Nolan previously revealed he managed to check something off his filmmaking list for the first time on Oppenheimer after he wrote the entire screenplay for the biopic in the first person.

"I actually wrote in the first person, which I've never done before," Nolan said in an interview with Empire Magazine earlier this year. "I don't know if anyone's ever done it before. But the point of it is, with the color sequences, which is the bulk of the film, everything is told from Oppenheimer's point of view — you're literally kind of looking through his eyes."

He continued, "Odd thing to do. But it was a reminder to me of how to shoot the film. It was a reminder to everybody involved in the project, 'Okay, this is the point of view of every scene.' I wanted to really go through this story with Oppenheimer; I didn't want to sit by him and judge him. That seemed a pointless exercise. That's more the stuff of documentary, or political theory, or history of science. This is a story that you experience with him — you don't judge him. You are faced with these irreconcilable ethical dilemmas with him."

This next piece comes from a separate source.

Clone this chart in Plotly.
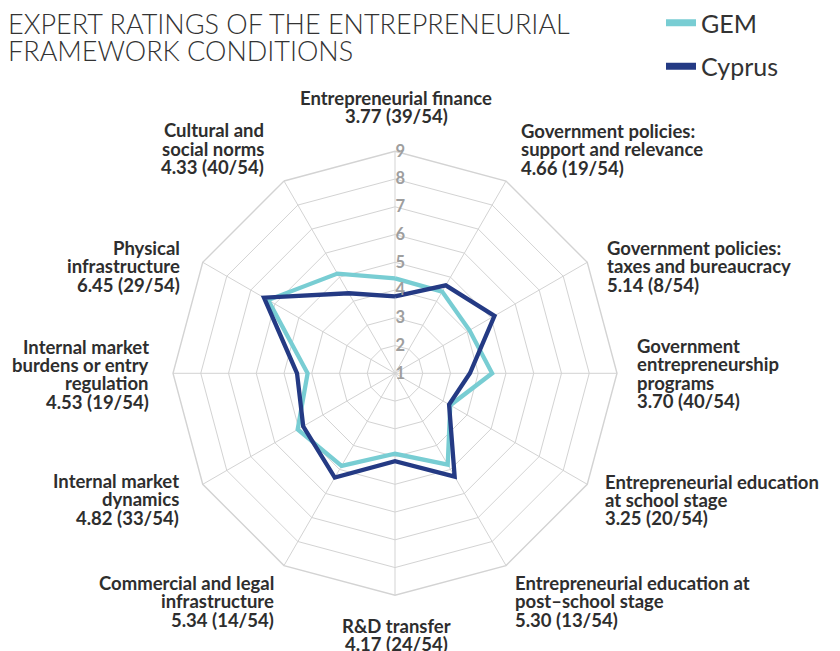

Joining Oppenheimer lead Cillian Murphy are Emily Blunt as Katherine "Kitty" Oppenheimer, Matt Damon as Leslie Groves, Robert Downey Jr. as Lewis Strauss, Florence Pugh as Jean Tatlock, Benny Safdie as Edward Teller, Michael Angarano as Robert Serber, Josh Hartnett as Ernest Lawrence, Dylan Arnold as Frank Oppenheimer, David Krumholtz as Isidor Isaac Rabi, Matthew Modine as Vannevar Bush, Josh Peck as Kenneth Bainbridge, Devon Bostick as Seth Neddermeyer, Matthias Schweighöfer as Werner Heisenberg, Christopher Denham as Klaus Fuchs, Guy Burnet as George Eltenton, Danny Deferrari as Enrico Fermi, Emma Dumont as Jackie Oppenheimer, Gustaf Skarsgård as Hans Bethe, Trond Fausa Aurvåg as George Kistiakowsky, and Gary Oldman as Harry S. Truman.

Opening on July 21st, Oppenheimer is based on Kai Bird and Martin J. Sherwin's Pulitzer Prize-winning novel American Prometheus: The Triumph and Tragedy of J. Robert Oppenheimer.